-- begin Provided material --

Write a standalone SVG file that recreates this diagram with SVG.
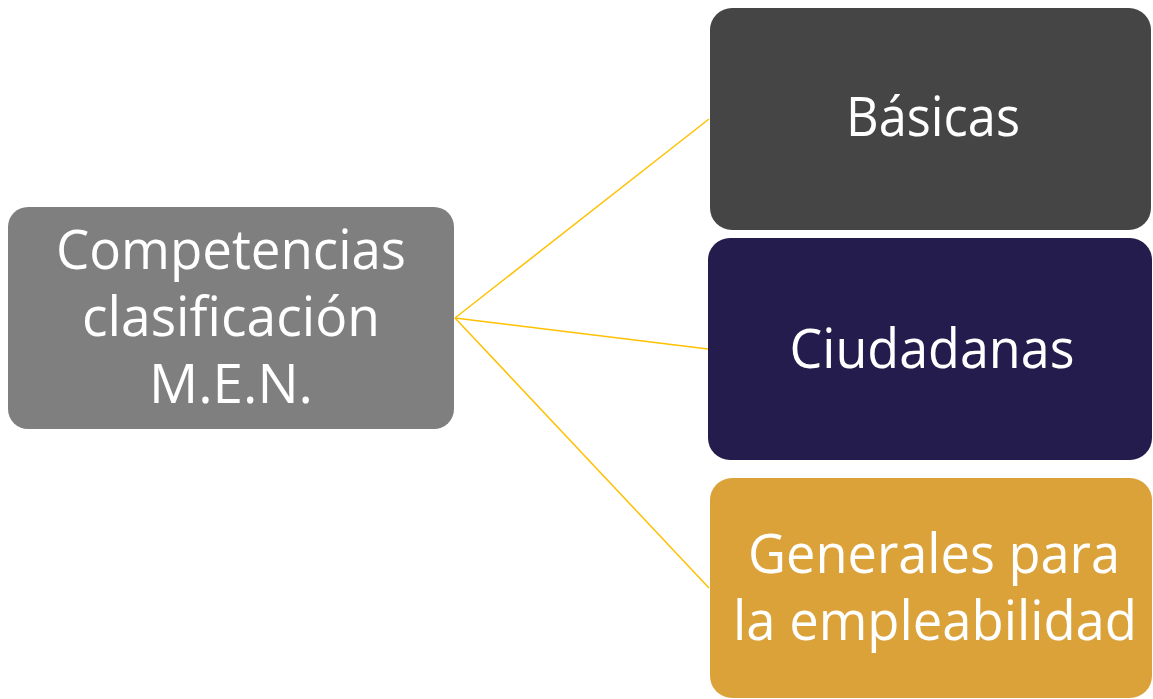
<svg xmlns="http://www.w3.org/2000/svg" width="1153" height="699" viewBox="0 0 1153 699">
<style>
.t{font-family:"Open Sans","Noto Sans","Liberation Sans",sans-serif;font-size:55px;fill:#ffffff;text-anchor:middle}
.c{stroke:#ffc000;stroke-width:1.5;fill:none}
</style>
<rect width="1153" height="699" fill="#ffffff"/>
<g id="connectors">
<line class="c" x1="455" y1="318" x2="709" y2="119"/>
<line class="c" x1="455" y1="318" x2="708" y2="349"/>
<line class="c" x1="455" y1="318" x2="709" y2="588"/>
</g>
<g id="root">
<rect x="8" y="207" width="446" height="222" rx="20" fill="#7f7f7f"/>
<text class="t" x="231" y="269" textLength="350" lengthAdjust="spacingAndGlyphs">Competencias</text>
<text class="t" x="231" y="336" textLength="298" lengthAdjust="spacingAndGlyphs">clasificación</text>
<text class="t" x="231" y="403" textLength="164" lengthAdjust="spacingAndGlyphs">M.E.N.</text>
</g>
<g id="basicas">
<rect x="710" y="8" width="441" height="222" rx="22" fill="#454545"/>
<text class="t" x="933" y="136" textLength="174" lengthAdjust="spacingAndGlyphs">Básicas</text>
</g>
<g id="ciudadanas">
<rect x="708" y="238" width="444" height="222" rx="22" fill="#231c4c"/>
<text class="t" x="932" y="368" textLength="285" lengthAdjust="spacingAndGlyphs">Ciudadanas</text>
</g>
<g id="generales">
<rect x="710" y="478" width="442" height="220" rx="22" fill="#dba23a"/>
<text class="t" x="934" y="573" textLength="372" lengthAdjust="spacingAndGlyphs">Generales para</text>
<text class="t" x="935" y="640" textLength="404" lengthAdjust="spacingAndGlyphs">la empleabilidad</text>
</g>
</svg>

-- end Provided material --

#### [Aim of the task]
Exclude the pictures. Write out the remaining data exactly.

#### [Written response]
Write a standalone SVG file that recreates this diagram with SVG.
<svg xmlns="http://www.w3.org/2000/svg" width="1153" height="699" viewBox="0 0 1153 699">
<style>
.t{font-family:"Open Sans","Noto Sans","Liberation Sans",sans-serif;font-size:55px;fill:#ffffff;text-anchor:middle}
.c{stroke:#ffc000;stroke-width:1.5;fill:none}
</style>
<rect width="1153" height="699" fill="#ffffff"/>
<g id="connectors">
<line class="c" x1="455" y1="318" x2="709" y2="119"/>
<line class="c" x1="455" y1="318" x2="708" y2="349"/>
<line class="c" x1="455" y1="318" x2="709" y2="588"/>
</g>
<g id="root">
<rect x="8" y="207" width="446" height="222" rx="20" fill="#7f7f7f"/>
<text class="t" x="231" y="269" textLength="350" lengthAdjust="spacingAndGlyphs">Competencias</text>
<text class="t" x="231" y="336" textLength="298" lengthAdjust="spacingAndGlyphs">clasificación</text>
<text class="t" x="231" y="403" textLength="164" lengthAdjust="spacingAndGlyphs">M.E.N.</text>
</g>
<g id="basicas">
<rect x="710" y="8" width="441" height="222" rx="22" fill="#454545"/>
<text class="t" x="933" y="136" textLength="174" lengthAdjust="spacingAndGlyphs">Básicas</text>
</g>
<g id="ciudadanas">
<rect x="708" y="238" width="444" height="222" rx="22" fill="#231c4c"/>
<text class="t" x="932" y="368" textLength="285" lengthAdjust="spacingAndGlyphs">Ciudadanas</text>
</g>
<g id="generales">
<rect x="710" y="478" width="442" height="220" rx="22" fill="#dba23a"/>
<text class="t" x="934" y="573" textLength="372" lengthAdjust="spacingAndGlyphs">Generales para</text>
<text class="t" x="935" y="640" textLength="404" lengthAdjust="spacingAndGlyphs">la empleabilidad</text>
</g>
</svg>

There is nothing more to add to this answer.